No Extensions!! “The IRS will not grant extensions of time to file a Form 8939 and will not accept a Form 8939 or an amended Form 8939 filed after the due date ….” However, amended Form 8939s are allowed (i) if a Form 706 and Form 8939 are filed for the same decedent and the IRS notifies the filers to file either a restated From 706 or Form 8939 [described above], (ii) if multiple Form 8939s are filed allocating more than the allowed Basis Increase and the filers are notified to file a restated single Form 8939 [described above], and (iii) to report the allocation of Spousal Property Basis Increase to property within 90 days after that property has been distributed to the surviving spouse [described, below]. Also, there are three relief provisions to file an amended or supplemental Form 8939 or to file a late Form 8939 under several “9100 relief” exceptions described below.
No Protective Elections. “[A] taxpayer may not file an estate tax return as well as a conditional Form 8939 that would take effect only if an estate tax audit results in an increase in the gross estate above the applicable exclusion amount.” If an executor files a conditional Form 8939, apparently that sentence means the estate will be treated as not having made the Section 1022 Election.
Observation: This statement of a rule prohibiting protective elections does not explicitly cover the more common situation of an estate that is less than $5 million and is therefore not required to file a Form 706, but the executor files a Form 8939 electing into the carryover basis regime if the gross estate is over $x million. However, the IRS’s intent is clear that such protective elections on Form 8939 are not allowed and will not be recognized as making a Section 1022 Election even if the stated conditions occur.
Exceptions for Postponement of Due Date Under §§ 7508, 7508A or 692. The due date for Form 8939 is postponed as provided in § 7508 (service in or in support of Armed Forces in a combat zone or contingency operation) and § 7508A (presidentially declared disaster or terroristic or military actions). A Form 8939 filed late under those sections should write “Filed Pursuant to Section 7508 [or 7508A if appropriate]” at the top of the Form.
Observation: As discussed above, the IRS generally will not even accept a late filed Form 8939. The handwritten notation notifies the IRS of the reason for the late filing so that it is not rejected out of hand. Decedents qualifying for relief under § 692, providing that income taxes for the year of death and years after serving in a combat zone do not apply to an individual who dies while in active service in the Armed Forces in a combat zone, or as a result of wounds incurred while so serving, must still file Form 8939 to make the carryover basis election. The Notice does not specifically say that the Form 8939 must be timely filed in that circumstance, but that appears to be the intent.
Relief Provisions.

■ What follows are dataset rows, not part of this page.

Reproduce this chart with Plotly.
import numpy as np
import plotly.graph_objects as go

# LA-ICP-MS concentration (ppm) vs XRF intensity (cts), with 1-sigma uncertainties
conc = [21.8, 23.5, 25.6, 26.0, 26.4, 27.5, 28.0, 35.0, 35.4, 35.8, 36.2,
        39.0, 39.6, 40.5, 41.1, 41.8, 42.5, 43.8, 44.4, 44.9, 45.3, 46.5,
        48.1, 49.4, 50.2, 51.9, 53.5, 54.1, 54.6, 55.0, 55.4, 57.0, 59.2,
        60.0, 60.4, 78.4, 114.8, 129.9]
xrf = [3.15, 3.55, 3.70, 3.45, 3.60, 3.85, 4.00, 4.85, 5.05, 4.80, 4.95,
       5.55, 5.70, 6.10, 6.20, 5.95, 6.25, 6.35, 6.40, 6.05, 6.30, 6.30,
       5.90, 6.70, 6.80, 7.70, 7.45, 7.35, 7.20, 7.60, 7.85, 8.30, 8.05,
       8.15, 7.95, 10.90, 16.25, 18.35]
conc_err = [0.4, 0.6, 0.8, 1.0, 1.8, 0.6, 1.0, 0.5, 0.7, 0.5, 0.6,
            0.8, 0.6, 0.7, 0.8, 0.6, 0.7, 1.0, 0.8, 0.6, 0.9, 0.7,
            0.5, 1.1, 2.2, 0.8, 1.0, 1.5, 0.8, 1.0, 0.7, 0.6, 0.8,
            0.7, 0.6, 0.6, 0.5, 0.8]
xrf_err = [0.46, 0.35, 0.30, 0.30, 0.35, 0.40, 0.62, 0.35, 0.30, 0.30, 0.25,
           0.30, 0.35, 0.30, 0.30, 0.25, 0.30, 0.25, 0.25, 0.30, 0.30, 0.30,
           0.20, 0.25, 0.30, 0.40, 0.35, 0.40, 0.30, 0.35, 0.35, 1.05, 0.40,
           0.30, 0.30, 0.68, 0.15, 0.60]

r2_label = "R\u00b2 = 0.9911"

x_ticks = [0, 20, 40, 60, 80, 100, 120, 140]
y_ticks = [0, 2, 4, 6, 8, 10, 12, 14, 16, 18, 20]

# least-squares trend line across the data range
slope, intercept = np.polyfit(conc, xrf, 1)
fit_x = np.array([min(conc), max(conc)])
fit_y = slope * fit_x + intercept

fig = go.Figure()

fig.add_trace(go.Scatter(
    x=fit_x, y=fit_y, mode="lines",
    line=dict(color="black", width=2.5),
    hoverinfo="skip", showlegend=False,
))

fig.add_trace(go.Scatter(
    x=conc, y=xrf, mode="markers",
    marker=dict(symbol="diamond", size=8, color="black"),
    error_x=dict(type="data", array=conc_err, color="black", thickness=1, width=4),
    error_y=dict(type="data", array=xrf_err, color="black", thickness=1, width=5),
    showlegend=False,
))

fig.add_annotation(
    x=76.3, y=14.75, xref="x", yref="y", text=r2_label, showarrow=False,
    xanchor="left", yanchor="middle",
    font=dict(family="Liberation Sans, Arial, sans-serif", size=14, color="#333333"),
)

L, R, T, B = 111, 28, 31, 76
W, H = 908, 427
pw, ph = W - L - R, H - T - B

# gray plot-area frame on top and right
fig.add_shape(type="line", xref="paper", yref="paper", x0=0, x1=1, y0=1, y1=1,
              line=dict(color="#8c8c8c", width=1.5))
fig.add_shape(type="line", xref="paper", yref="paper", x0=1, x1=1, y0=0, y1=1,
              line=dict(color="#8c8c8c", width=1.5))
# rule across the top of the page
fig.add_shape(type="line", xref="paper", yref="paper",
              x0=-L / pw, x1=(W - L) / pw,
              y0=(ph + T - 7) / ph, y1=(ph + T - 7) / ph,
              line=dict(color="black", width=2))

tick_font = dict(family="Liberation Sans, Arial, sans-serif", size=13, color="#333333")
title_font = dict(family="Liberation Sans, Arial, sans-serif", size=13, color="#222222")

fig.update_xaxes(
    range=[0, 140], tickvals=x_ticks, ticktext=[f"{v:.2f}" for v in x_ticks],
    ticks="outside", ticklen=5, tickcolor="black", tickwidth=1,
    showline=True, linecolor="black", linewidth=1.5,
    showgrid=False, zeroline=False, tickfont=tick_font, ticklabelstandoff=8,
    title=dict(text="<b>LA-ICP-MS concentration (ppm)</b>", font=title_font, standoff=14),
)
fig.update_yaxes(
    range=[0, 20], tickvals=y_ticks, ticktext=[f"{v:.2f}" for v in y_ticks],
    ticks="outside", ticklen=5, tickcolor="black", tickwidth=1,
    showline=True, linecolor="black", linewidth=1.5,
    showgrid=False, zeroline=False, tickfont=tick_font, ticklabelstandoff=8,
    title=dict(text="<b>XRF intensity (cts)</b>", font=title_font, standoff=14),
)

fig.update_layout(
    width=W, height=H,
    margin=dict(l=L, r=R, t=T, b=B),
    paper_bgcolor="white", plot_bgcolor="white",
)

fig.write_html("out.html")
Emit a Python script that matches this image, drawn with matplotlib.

There are four situations in which an amended (or in the fourth situation, an initial) Form 8939 is permitted. The last three all involve “9100 relief” provisions.
Allocating Spousal Property Basis Increase Following Distribution to Spouse. An amended Form 8939 may be filed to allocate Spousal Property Basis Increase to property distributed to a spouse if two requirements are met: (1) there was a timely-filed complete Form 8939 (other than allocation of the full amount of Spousal Property Basis Increase), and (2) such amended Form 8939 is filed within 90 days after distribution of property to the spouse to which such Basis Increase is allocated.

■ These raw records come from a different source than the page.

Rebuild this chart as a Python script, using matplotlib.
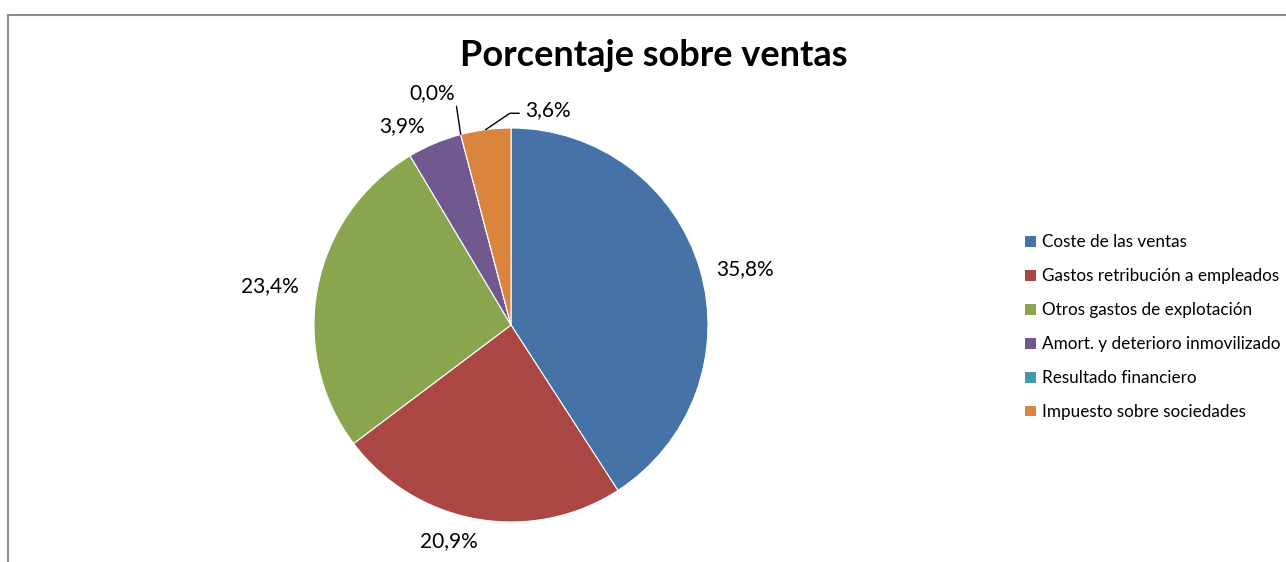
import numpy as np
import matplotlib
matplotlib.use("Agg")
import matplotlib.pyplot as plt
from matplotlib.patches import Patch
from matplotlib.lines import Line2D

plt.rcParams['font.family'] = ['Lato', 'DejaVu Sans']

# Data
categories = ["Coste de las ventas", "Gastos retribución a empleados",
              "Otros gastos de explotación", "Amort. y deterioro inmovilizado",
              "Resultado financiero", "Impuesto sobre sociedades"]
values = [35.8, 20.9, 23.4, 3.9, 0.0, 3.6]
colors = ["#4572A7", "#AA4643", "#89A54E", "#71588F", "#4198AF", "#DB843D"]

W, H = 1286, 562
fig = plt.figure(figsize=(W / 100, H / 100), dpi=100)

# pie axes: centre at (511, 325) px, radius ~197 px
R = 197
lim = 1.45
side = 2 * lim * R
cx, cy = 511, H - 325
ax = fig.add_axes([(cx - side / 2) / W, (cy - side / 2) / H, side / W, side / H])

wedges, _ = ax.pie(values, colors=colors, startangle=90, counterclock=False,
                   radius=1, wedgeprops=dict(linewidth=0.8, edgecolor='white'))
ax.set_xlim(-lim, lim)
ax.set_ylim(-lim, lim)
ax.set_aspect('equal')
ax.axis('off')

# label placement: (radial distance, angle shift in degrees) per wedge
label_pos = [(1.22, -3), (1.14, -6), (1.24, 2), (1.15, 6), None, None]
for w, v, pos in zip(wedges, values, label_pos):
    txt = f"{v:.1f}%".replace('.', ',')
    mid = np.deg2rad((w.theta1 + w.theta2) / 2)
    if pos is not None:
        r, da = pos
        a = mid + np.deg2rad(da)
        ax.text(r * np.cos(a), r * np.sin(a), txt, ha='center', va='center',
                fontsize=15, color='black')

# leader lines for the two small slices at the top
w0 = wedges[4]
a0 = np.deg2rad(w0.theta1)
ax.annotate(f"{values[4]:.1f}%".replace('.', ','),
            xy=(np.cos(a0), np.sin(a0)), xytext=(-0.285, 1.175),
            ha='right', va='center', fontsize=15,
            arrowprops=dict(arrowstyle='-', color='black', lw=1,
                            shrinkA=0, shrinkB=0, relpos=(1.02, 0.1)))
w5 = wedges[5]
a5 = np.deg2rad((w5.theta1 + w5.theta2) / 2)
ax.annotate(f"{values[5]:.1f}%".replace('.', ','),
            xy=(np.cos(a5), np.sin(a5)), xytext=(0.07, 1.09),
            ha='left', va='center', fontsize=15,
            arrowprops=dict(arrowstyle='-', color='black', lw=1,
                            shrinkA=2, shrinkB=0, relpos=(0, 0.35),
                            connectionstyle="angle,angleA=0,angleB=34,rad=0"))

fig.text(654 / W, 1 - 55 / H, "Porcentaje sobre ventas", ha='center', va='center',
         fontsize=26, fontweight='bold')

handles = [Patch(facecolor=c, edgecolor='none') for c in colors]
fig.legend(handles, categories, loc='upper left',
           bbox_to_anchor=(1010 / W, 1 - 219 / H), frameon=False,
           fontsize=12.3, handlelength=0.6, handleheight=0.6, handletextpad=0.35,
           labelspacing=1.05)

# chart frame (only top and left edge visible)
fig.add_artist(Line2D([7.5 / W, 1], [1 - 14.5 / H, 1 - 14.5 / H], color='#8c8c8c', lw=1.5))
fig.add_artist(Line2D([7.5 / W, 7.5 / W], [0, 1 - 14.5 / H], color='#8c8c8c', lw=1.5))

fig.savefig("out.png", dpi=100, facecolor='white')
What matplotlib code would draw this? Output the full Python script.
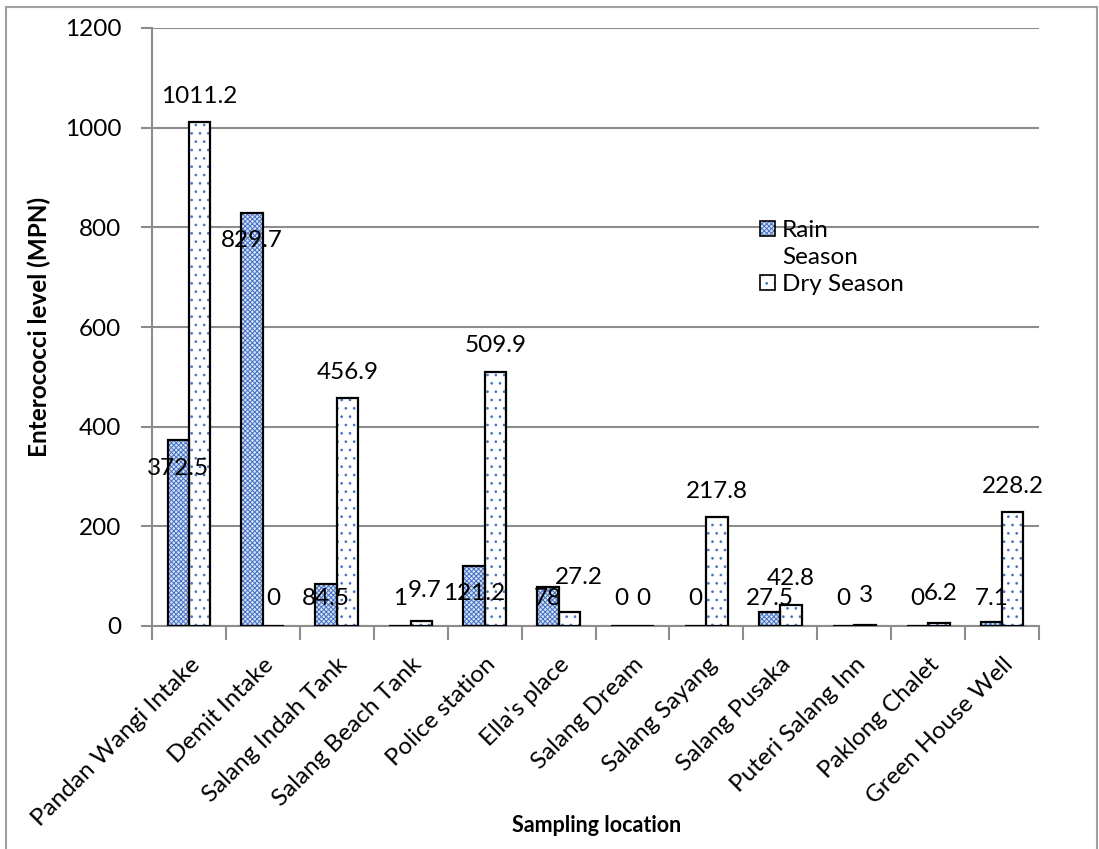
import numpy as np
import matplotlib
matplotlib.use('Agg')
import matplotlib.pyplot as plt
from matplotlib.patches import Patch, Rectangle

# ------------------------------------------------------------
# Data
# ------------------------------------------------------------
locations = [
    'Pandan Wangi Intake', 'Demit Intake', 'Salang Indah Tank',
    'Salang Beach Tank', 'Police station', "Ella's place", 'Salang Dream',
    'Salang Sayang', 'Salang Pusaka', 'Puteri Salang Inn', 'Paklong Chalet',
    'Green House Well',
]
rain_season = [372.5, 829.7, 84.5, 1, 121.2, 78, 0, 0, 27.5, 0, 0, 7.1]
dry_season = [1011.2, 0, 456.9, 9.7, 509.9, 27.2, 0, 217.8, 42.8, 3, 6.2, 228.2]
y_ticks = [0, 200, 400, 600, 800, 1000, 1200]

# ------------------------------------------------------------
# Style
# ------------------------------------------------------------
plt.rcParams['font.family'] = ['Lato', 'DejaVu Sans']
plt.rcParams['hatch.linewidth'] = 0.7
BLUE = '#4472c4'
GRID = '#8c8c8c'
RAIN_FACE = '#d9e2f5'
FS = 17.5

fig = plt.figure(figsize=(10.99, 8.49), dpi=100)
ax = fig.add_axes([152 / 1099, 1 - 626 / 849, (1039 - 152) / 1099, (626 - 28) / 849])

x = np.arange(len(locations))
w = 0.29

# hatched fill first, black outline on top
ax.bar(x - w / 2, rain_season, w, facecolor=RAIN_FACE, edgecolor=BLUE,
       hatch='xxxxxxx', linewidth=0, zorder=3)
ax.bar(x + w / 2, dry_season, w, facecolor='white', edgecolor=BLUE,
       hatch='..', linewidth=0, zorder=3)
ax.bar(x - w / 2, rain_season, w, fill=False, edgecolor='black', linewidth=1.6, zorder=4)
ax.bar(x + w / 2, dry_season, w, fill=False, edgecolor='black', linewidth=1.6, zorder=4)

# data labels (Excel-like placement)
for xi, v in zip(x, rain_season):
    ax.text(xi - w / 2, max(v - 56, 56), f'{v:g}', ha='center', va='center',
            fontsize=FS, zorder=5)
for xi, v in zip(x, dry_season):
    if v >= 40:
        y, dx = v + 52, 0
    else:
        y, dx = 1.5 * v + 56, 0.005 * v
    ax.text(xi + w / 2 + dx, y, f'{v:g}', ha='center', va='center',
            fontsize=FS, zorder=5)

# axes
ax.set_xlim(-0.5, len(locations) - 0.5)
ax.set_ylim(0, 1200)
ax.set_yticks(y_ticks)
ax.tick_params(axis='y', labelsize=FS, color=GRID, length=8, width=1.5, pad=14)
ax.yaxis.grid(True, color=GRID, linewidth=1.5, zorder=0)
ax.set_axisbelow(True)

ax.set_xticks(np.arange(len(locations) + 1) - 0.5)
ax.set_xticklabels([])
ax.set_xticks(x, minor=True)
ax.set_xticklabels(locations, minor=True, rotation=45, ha='right',
                   rotation_mode='anchor', fontsize=FS)
ax.tick_params(axis='x', which='major', color=GRID, length=10, width=1.5)
ax.tick_params(axis='x', which='minor', length=0, pad=20)

for s in ['top', 'right']:
    ax.spines[s].set_visible(False)
for s in ['left', 'bottom']:
    ax.spines[s].set_color(GRID)
    ax.spines[s].set_linewidth(1.5)

ax.set_ylabel('Enterococci level (MPN)', fontsize=17.5, fontweight='bold', labelpad=10)
fig.text(597 / 1099, 1 - 826 / 849, 'Sampling location', ha='center', va='center',
         fontsize=15.5, fontweight='bold')

# legend: "Rain Season" wraps in the reference, handle sits on the first line
h_rain = (Patch(facecolor=RAIN_FACE, edgecolor=BLUE, hatch='xxxxxxx', linewidth=0),
          Patch(fill=False, edgecolor='black', linewidth=1.2))
h_blank = Patch(facecolor='none', edgecolor='none')
h_dry = (Patch(facecolor='white', edgecolor=BLUE, hatch='..', linewidth=0),
         Patch(fill=False, edgecolor='black', linewidth=1.2))
ax.legend([h_rain, h_blank, h_dry], ['Rain', 'Season', 'Dry Season'], loc='upper left',
          bbox_to_anchor=(748 / 1099, 1 - 208 / 849), bbox_transform=fig.transFigure,
          frameon=False, fontsize=FS, handlelength=0.6, handleheight=0.6,
          handletextpad=0.3, labelspacing=0.25, borderpad=0)

# outer chart frame
fig.patches.append(Rectangle((6 / 1099, -0.1), 1091 / 1099, 1.1 - 7 / 849,
                             transform=fig.transFigure, fill=False,
                             edgecolor='#a0a0a0', linewidth=1.5))

plt.savefig('out.png', dpi=100)
plt.close()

File Amended Form 8939 under Automatic Six-Month Extension Per Regulation § 301.9100-2. If the executor timely filed a Form 8939, the executor may file an amended Form 8939 under the provisions of Reg. § 301.9100-2(b), except to make or revoke a Section 1022 Election. The executor must write “Filed Pursuant to Section 301.9100-2” at the top of the amended Form 8939.
Observation: Reg. § 301.9100-2 allows an automatic six-month extension to make regulatory or statutory elections whose due dates are the due date of the return or due date including extensions, provided the taxpayer timely filed its return for the year the election should have been made and the taxpayer takes corrective action within the six-month period. Corrective action “includes filing an original or amended return for the year the regulatory or statutory election should have been made and attaching the appropriate form or statement for making the election.” No request for letter ruling is required to obtain an automatic extension, and user fees do not apply to taxpayers taking corrective action to obtain an automatic extension under § 301.9100-2.

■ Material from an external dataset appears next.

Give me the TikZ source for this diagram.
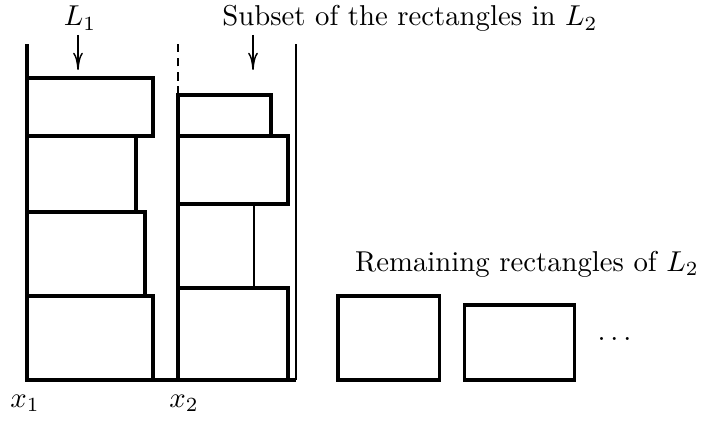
\documentclass[tikz,border=0pt]{standalone}
\usepackage{tikz}
\usetikzlibrary{arrows.meta}

\begin{document}
\begin{tikzpicture}[
  x=0.348pt, y=0.348pt,
  font=\normalsize,
  box/.style={draw=black, line width=1.05pt},
  slim/.style={draw=black, line width=0.7pt},
  fl/.style={-{To[length=6pt,width=3.4pt]}, draw=black, line width=0.5pt},
  lbl/.style={inner sep=0pt, anchor=base},
]
\useasboundingbox (0,0) rectangle (704,422);

% ---------- strip of L_1 ----------
\foreach \ya/\yb/\xr in {42/126/153, 126/210/145, 210/286/136, 286/344/153} {
  \draw[box] (27,\ya) rectangle (\xr,\yb);
}
\draw[box] (27,42) -- (27,378);

% ---------- strip of L_2 ----------
\draw[slim] (178,134) rectangle (254,218);
\foreach \ya/\yb/\xr in {42/134/288, 218/286/288, 286/327/271} {
  \draw[box] (178,\ya) rectangle (\xr,\yb);
}
\draw[box] (178,42) -- (178,327);
\draw[draw=black, line width=0.4pt, dash pattern=on 3pt off 2pt] (178,327) -- (178,378);
\draw[slim] (296,42) -- (296,378);
\draw[box] (27,42) -- (296,42);

% ---------- labels on top ----------
\node[lbl] (lone) at (80,396) {$L_1$};
\node[lbl] (subset) at (410,396) {Subset of the rectangles in $L_2$};
\coordinate (lonetail) at (78,387);
\coordinate (lonehead) at (78,352);
\coordinate (subtail) at (253,387);
\coordinate (subhead) at (253,352);
\draw[fl] (lonetail) -- (lonehead);
\draw[fl] (subtail) -- (subhead);

% ---------- remaining rectangles ----------
\node[lbl] (remain) at (527,151) {Remaining rectangles of $L_2$};
\draw[box] (338,42) rectangle (439,126);
\draw[box] (464,42) rectangle (574,117);
\node[inner sep=0pt, anchor=base west] (dots) at (597,81) {.\kern1.7pt.\kern1.7pt.};

% ---------- abscissae ----------
\node[lbl] (xone) at (25,15) {$x_1$};
\node[lbl] (xtwo) at (184,15) {$x_2$};
\end{tikzpicture}
\end{document}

Observation: This is a seemingly important exception to the general rule that amended Forms 8939 are not permitted after the due date. An amended Form 8939 can be filed within the first six months after November 15, 2011, and no letter ruling or user fees apply. Allowing the amendment under Reg. § 301.9100-2 is helpful, in that no letter ruling or user fee is required. However, allowing this amendment under Reg. § 301.9100-2 is confusing in that the regulation applies to an automatic six-month extension “to make regulatory or statutory elections,” but Notice 2011-66 says that the amended
Form 8939 cannot “make or revoke a Section 1022 Election.” What other “regulatory or statutory election” is made on the Form 8939? Seemingly, the only other possibility would be the allocation of Basis Increase, but neither the statute nor the Notice refers to the allocation of Basis Increase as an “election.” Furthermore, the third relief exception, discussed immediately below, specifically deals with Basis Increase adjustments, which are allowed in only very limited situations, with the additional requirement of a formal letter ruling and payment of a user fee. The third relief exception, with its severe restrictions, might seem to be meaningless if Basis Increase adjustments could be made under this second very easy-to-satisfy relief provision.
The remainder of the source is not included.